M-VTOP: Modular Visuo-Tactile Object Pose Estimation for High-Precision Robotic Manipulation
Miquel Oller, Qiyang Qian, Radu Corcodel, Siddarth Jain
AI summary
Problem
Current pose estimation methods struggle with occlusion, sensor noise, and poor generalization for small or intricate objects, often demanding extensive retraining or large annotated datasets.
Approach
The framework fuses vision, tactile, and contact signals using a belief-based particle filter and a geometry-focused mask representation, enabling robust, zero-shot pose refinement that relies solely on an object's CAD model.
Key results
- Sub-millimeter pose accuracy across diverse small objects and complex geometries
- Robust performance under occlusions, sensor noise, and missing modalities
- Zero-shot operation requiring only CAD models without task-specific retraining
- Up to 100% insertion success rate in simulation and real-world trials
Why it matters
Provides a reliable, retraining-free solution for high-precision robotic assembly and manipulation of small, complex components in industrial and service applications.
Abstract
Accurate object pose estimation is essential for robotic manipulation, particularly in tasks involving small or geometrically intricate objects where high precision is required.

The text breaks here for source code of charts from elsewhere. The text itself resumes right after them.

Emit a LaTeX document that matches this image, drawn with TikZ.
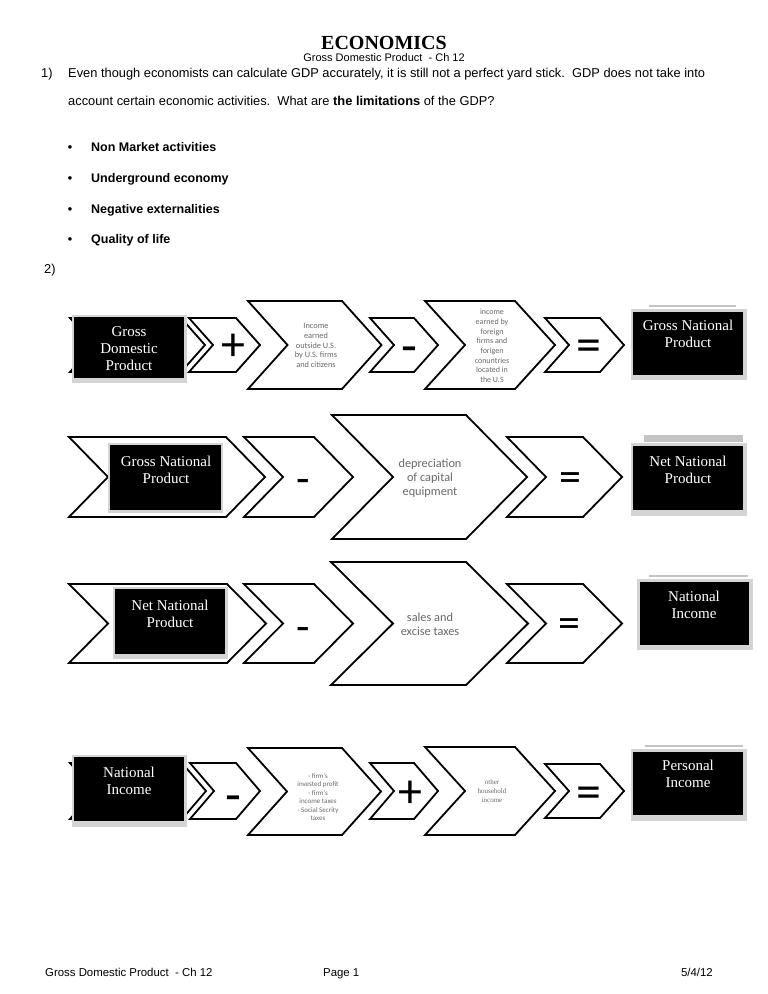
\documentclass[tikz,border=0pt]{standalone}
\usepackage{fontspec}
\setmainfont{Liberation Serif}
\newfontfamily\arialf{Liberation Sans}
\newfontfamily\calibf{Carlito}
\newfontfamily\timesf{Liberation Serif}
\definecolor{chevtext}{RGB}{105,105,105}
\definecolor{framegray}{RGB}{212,212,212}
\definecolor{bargray}{RGB}{196,196,196}
\newcommand\chevshape[5]{%
  \draw[chev] (#1,#4) -- (#2,#4) -- ({#2+#3},{(#4+#5)/2}) -- (#2,#5) -- (#1,#5) -- ({#1+#3},{(#4+#5)/2}) -- cycle;}
\newcommand\blackbox[9]{%
  \fill[framegray] (#6,#7) rectangle (#8,#9);
  \fill[black] (#2,#3) rectangle (#4,#5);
  \coordinate (#1) at ({(#2+#4)/2},{(#3+#5)/2});}
% operator glyphs placed by their baseline: #1 name, #2 x, #3 visual centre y, #4 size, #5 offset factor, #6 glyph
\newcommand\opglyph[6]{%
  \node[font=\calibf\fontsize{#4}{#4}\selectfont, anchor=base] (#1) at (#2,{#3+#5*#4}) {#6};}
\begin{document}
\begin{tikzpicture}[x=1pt,y=-1pt,
  every node/.style={inner sep=0pt},
  chev/.style={draw=black, line width=1.8pt, fill=white, line join=miter},
  body/.style={font=\arialf\fontsize{12.85}{15}\selectfont},
  bodyb/.style={font=\arialf\bfseries\fontsize{12.5}{15}\selectfont},
  foot/.style={font=\arialf\fontsize{11.4}{13}\selectfont},
  boxtxt/.style={font=\timesf\fontsize{15}{17}\selectfont, text=white, align=center},
  cbig/.style={font=\calibf\fontsize{12.3}{14}\selectfont, text=chevtext, align=center},
  csmall/.style={font=\calibf\fontsize{8.3}{9.8}\selectfont, text=chevtext, align=center}]
\useasboundingbox[fill=white] (0,0) rectangle (768,994);

% ---------------- header ----------------
\node[font=\timesf\bfseries\fontsize{20}{24}\selectfont, anchor=base] (title) at (384,49) {ECONOMICS};
\node[font=\arialf\fontsize{11}{13}\selectfont, anchor=base] (sub) at (384,61) {Gross Domestic Product\ \ - Ch 12};
\node[body, anchor=base west] (q1) at (41,77.5) {1)};
\node[body, anchor=base west] (q1a) at (68,77.5) {Even though economists can calculate GDP accurately, it is still not a perfect yard stick.\ \ GDP does not take into};
\node[body, anchor=base west] (q1b) at (68,105.5) {account certain economic activities.\ \ What are \textbf{the limitations} of the GDP?};
\node[bodyb, anchor=base] (bu1) at (70,151.5) {\textbullet};
\node[bodyb, anchor=base west] (li1) at (91,151.5) {Non Market activities};
\node[bodyb, anchor=base] (bu2) at (70,182.5) {\textbullet};
\node[bodyb, anchor=base west] (li2) at (91,182.5) {Underground economy};
\node[bodyb, anchor=base] (bu3) at (70,213) {\textbullet};
\node[bodyb, anchor=base west] (li3) at (91,213) {Negative externalities};
\node[bodyb, anchor=base] (bu4) at (70,243) {\textbullet};
\node[bodyb, anchor=base west] (li4) at (91,243) {Quality of life};
\node[body, anchor=base west] (q2) at (44,273) {2)};

% ---------------- row 1 ----------------
\chevshape{70}{181}{24}{318}{372}
\chevshape{189}{236}{24}{318}{372}
\chevshape{248}{342}{39.5}{301}{389}
\chevshape{370}{414}{24}{318}{372}
\chevshape{425}{515}{40}{301}{389}
\chevshape{545}{600}{24}{318}{372}
\blackbox{gdpbox}{74}{317}{184}{378}{72}{315}{187}{383}
\node[boxtxt] (gdp) at (129,349) {Gross\\Domestic\\Product};
\opglyph{plus1}{233}{345}{48}{0.33}{+}
\node[csmall] (inc1) at (316,345.5) {Income\\earned\\outside U.S.\\by U.S. firms\\and citizens};
\opglyph{minus1}{409}{345}{52}{0.36}{-}
\node[csmall, font=\calibf\fontsize{8}{9.7}\selectfont] (inc2) at (492,346) {income\\earned by\\foreign\\firms and\\forigen\\conuntries\\located in\\the U.S};
\opglyph{eq1}{589}{345}{50}{0.33}{=}
\draw[bargray, line width=1.5pt] (649,306) -- (736,306);
\blackbox{gnpbox}{633}{312}{743}{375}{631}{309}{747}{380}
\node[boxtxt] (gnp) at (688,334) {Gross National\\Product};

% ---------------- row 2 ----------------
\chevshape{69}{226}{39}{437}{517}
\chevshape{244}{314}{39}{437}{517}
\chevshape{332}{466}{61}{415}{539}
\chevshape{507}{583}{39}{437}{517}
\blackbox{gnpbox2}{110}{445}{221}{510}{108}{443}{223}{513}
\node[boxtxt] (gnp2) at (166,470) {Gross National\\Product};
\opglyph{minus2}{303}{477}{44}{0.38}{-}
\node[cbig] (dep) at (430,478) {depreciation\\of capital\\equipment};
\opglyph{eq2}{570}{477}{44}{0.33}{=}
\fill[bargray] (644,435) rectangle (743,442);
\blackbox{nnpbox}{633}{446}{743}{510}{631}{443}{747}{516}
\node[boxtxt] (nnp) at (688,470) {Net National\\Product};

% ---------------- row 3 ----------------
\chevshape{69}{227}{39}{584}{663}
\chevshape{244}{314}{39}{584}{663}
\chevshape{331}{466}{62}{562}{685}
\chevshape{507}{583}{39}{584}{663}
\blackbox{nnpbox2}{115}{589}{225}{654}{113}{587}{228}{659}
\node[boxtxt] (nnp2) at (170,614) {Net National\\Product};
\opglyph{minus3}{303}{625}{44}{0.37}{-}
\node[cbig] (sal) at (430,624) {sales and\\excise taxes};
\opglyph{eq3}{569}{623}{44}{0.33}{=}
\draw[bargray, line width=1.5pt] (649,576) -- (748,576);
\blackbox{nibox}{640}{582}{749}{645}{637}{579}{753}{650}
\node[boxtxt] (ni) at (694,605) {National\\Income};

% ---------------- row 4 ----------------
\chevshape{70}{182}{24}{763}{819}
\chevshape{190}{236}{24}{763}{819}
\chevshape{248}{342}{39}{748}{835}
\chevshape{370}{414}{24}{763}{819}
\chevshape{425}{515}{40}{747}{835}
\chevshape{545}{600}{24}{764}{818}
\blackbox{nibox2}{74}{757}{184}{821}{72}{755}{187}{827}
\node[boxtxt] (ni2) at (129,781) {National\\Income};
\opglyph{minus4}{233}{794}{52}{0.36}{-}
\node[csmall, font=\calibf\fontsize{7}{7.6}\selectfont] (firm) at (318,797) {- firm's\\invested profit\\[2pt]- firm's\\income taxes\\[2pt]- Social Secrity\\taxes};
\opglyph{plus4}{410}{792}{48}{0.33}{+}
\node[csmall, font=\timesf\fontsize{7}{9}\selectfont] (oth) at (492,791.5) {other\\household\\income};
\opglyph{eq4}{589}{792}{50}{0.33}{=}
\draw[bargray, line width=1.5pt] (645,746) -- (743,746);
\blackbox{pibox}{633}{752}{743}{815}{631}{749}{747}{821}
\node[boxtxt] (pi) at (688,774) {Personal\\Income};

% ---------------- footer ----------------
\node[foot, anchor=base west] (f1) at (45,976) {Gross Domestic Product\ \ - Ch 12};
\node[foot, anchor=base west] (f2) at (323,976) {Page 1};
\node[foot, anchor=base east] (f3) at (713,976) {5/4/12};
\end{tikzpicture}
\end{document}
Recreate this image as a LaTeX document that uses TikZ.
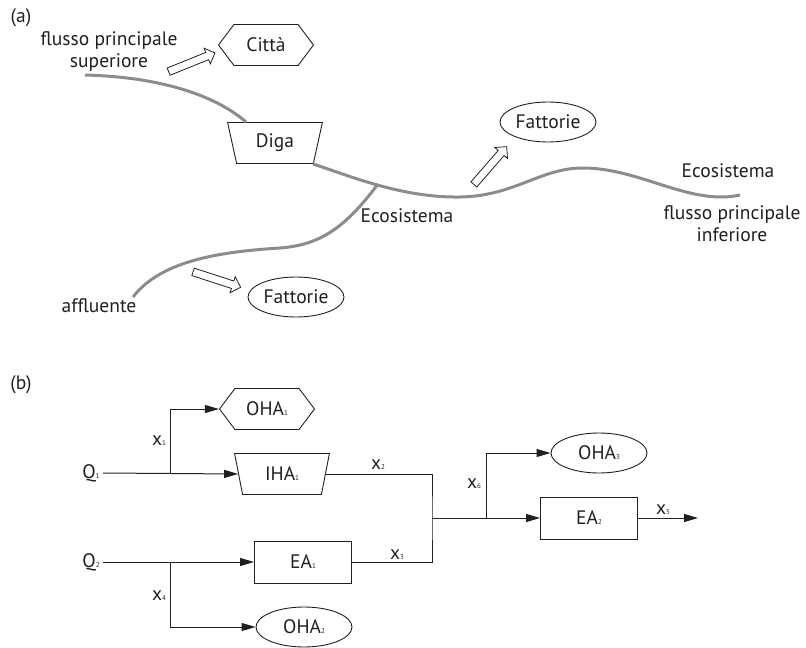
\documentclass[tikz,border=0pt]{standalone}
\usepackage{fontspec}
\setmainfont{PT Sans}
\usetikzlibrary{shapes.geometric, shapes.symbols, shapes.arrows, arrows.meta, positioning, calc}
\definecolor{ink}{RGB}{35,31,32}
\definecolor{river}{RGB}{140,140,140}
\newcommand{\ix}[1]{{\fontsize{7}{7}\selectfont #1}}

\begin{document}
\begin{tikzpicture}[x=1pt, y=-1pt,
        every node/.style={font=\fontsize{19.5}{22}\selectfont, text=ink},
        hexa/.style={signal, signal to=west and east, signal pointer angle=106, draw=ink, line width=0.9pt, minimum width=95pt, minimum height=41pt, inner sep=0pt},
        dam/.style={trapezium, trapezium stretches=true, shape border rotate=180, trapezium left angle=76, trapezium right angle=76, draw=ink, line width=0.9pt, minimum width=95pt, minimum height=41pt, inner sep=0pt},
        oval/.style={ellipse, draw=ink, line width=0.9pt, minimum width=96pt, minimum height=40pt, inner sep=0pt},
        unit/.style={rectangle, draw=ink, line width=0.9pt, minimum width=97pt, minimum height=42pt, inner sep=0pt},
        hollow/.style={single arrow, draw=ink, line width=0.8pt, fill=white, minimum height=50pt, minimum width=16pt, inner sep=3.5pt, single arrow head extend=4.5pt, single arrow head indent=0pt},
        stream/.style={draw=river, line width=3pt},
        flow/.style={draw=ink, line width=1pt},
        feed/.style={flow, -{Triangle[length=14pt, width=8pt]}}
    ]
    \useasboundingbox (0,0) rectangle (806,648);

    % (a)
    \node (taga) at (21,18) {(a)};
    \node[align=center] (upper) at (109,52) {flusso principale\\superiore};
    \node[hexa] (citta) at (266,45) {Città};
    \node[dam] (diga) at (275,143) {Diga};
    \node[oval] (farm1) at (548,122) {Fattorie};
    \node[oval] (farm2) at (296,297) {Fattorie};
    \node (eco1) at (407,216) {Ecosistema};
    \node (eco2) at (728,171) {Ecosistema};
    \node[align=center] (lower) at (732,224) {flusso principale\\inferiore};
    \node (trib) at (99,306) {affluente};
    \node[hollow, rotate=22] (arr1) at (190,63) {};
    \node[hollow, rotate=49] (arr2) at (489,167) {};
    \node[hollow, rotate=-18] (arr3) at (215,279) {};

    \coordinate (src) at (85,75);
    \coordinate (join) at (378,184);
    \coordinate (mouth) at (740,195);
    \coordinate (tsrc) at (133,297);
    \draw[stream] (src) .. controls (160,77) and (215,95) .. (246,122);
    \draw[stream] (313,164) .. controls (345,174) and (400,198) .. (460,197)
        .. controls (515,196) and (540,168) .. (583,168)
        .. controls (640,168) and (690,206) .. (mouth);
    \draw[stream] (join) .. controls (345,228) and (320,245) .. (280,248)
        .. controls (215,252) and (160,262) .. (tsrc);

    % (b)
    \node (tagb) at (21,385) {(b)};
    \node (q1) at (91,473) {Q\ix{1}};
    \node (q2) at (91,562) {Q\ix{2}};
    \node[hexa] (oha1) at (267,409) {OHA\ix{1}};
    \node[dam] (iha1) at (282,474) {IHA\ix{1}};
    \node[unit] (ea1) at (303,562) {EA\ix{1}};
    \node[oval] (oha2) at (304,627) {OHA\ix{2}};
    \node[oval] (oha3) at (599,453) {OHA\ix{3}};
    \node[unit] (ea2) at (589,518) {EA\ix{2}};

    \coordinate (b1) at (170,474);
    \coordinate (b2) at (170,562);
    \coordinate (m) at (432,518);
    \coordinate (b3) at (486,518);
    \coordinate (out) at (698,518);

    \draw[feed] (q1.east) -- (iha1.west);
    \draw[feed] (b1) |- (oha1.west);
    \draw[feed] (q2.east) -- (ea1.west);
    \draw[feed] (b2) |- (oha2.west);
    \draw[flow] (iha1.east) -| (m) |- (ea1.east);
    \draw[feed] (m) -- (ea2.west);
    \draw[feed] (b3) |- (oha3.west);
    \draw[feed] (ea2.east) -- (out);

    \node (x1) at (159,441) {x\ix{1}};
    \node (x2) at (378,465) {x\ix{2}};
    \node (x3) at (397,555) {x\ix{3}};
    \node (x4) at (159,596) {x\ix{4}};
    \node (x5) at (663,510) {x\ix{5}};
    \node (x6) at (474,484) {x\ix{6}};
\end{tikzpicture}
\end{document}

Existing vision, tactile, and hybrid-based approaches struggle with occlusion, noise, and limited generalization, often requiring extensive retraining or large annotated datasets. In this work, we present M-VTOP, a modular framework for in-hand object pose estimation that integrates vision, tactile, and contact sensing in a flexible manner, allowing robustness against noisy or missing modalities. At the core of the framework is a belief-based particle filter that fuses heterogeneous sensor ob- servations, maintains probabilistic estimates, and continuously refines them toward high-precision convergence in closed-loop robotic control with the pose estimation feedback. A mask- based observation representation unifies visual and tactile signals into geometry-centric inputs, enhancing robustness to texture and lighting variations while supporting zero-shot generalization. The framework requires only an object’s CAD model and avoids task-specific retraining. Experiments show that M-VTOP achieves sub-millimeter accuracy under complex geometries, occlusions, and tight tolerances, demonstrating its promise for high-precision robotic manipulation.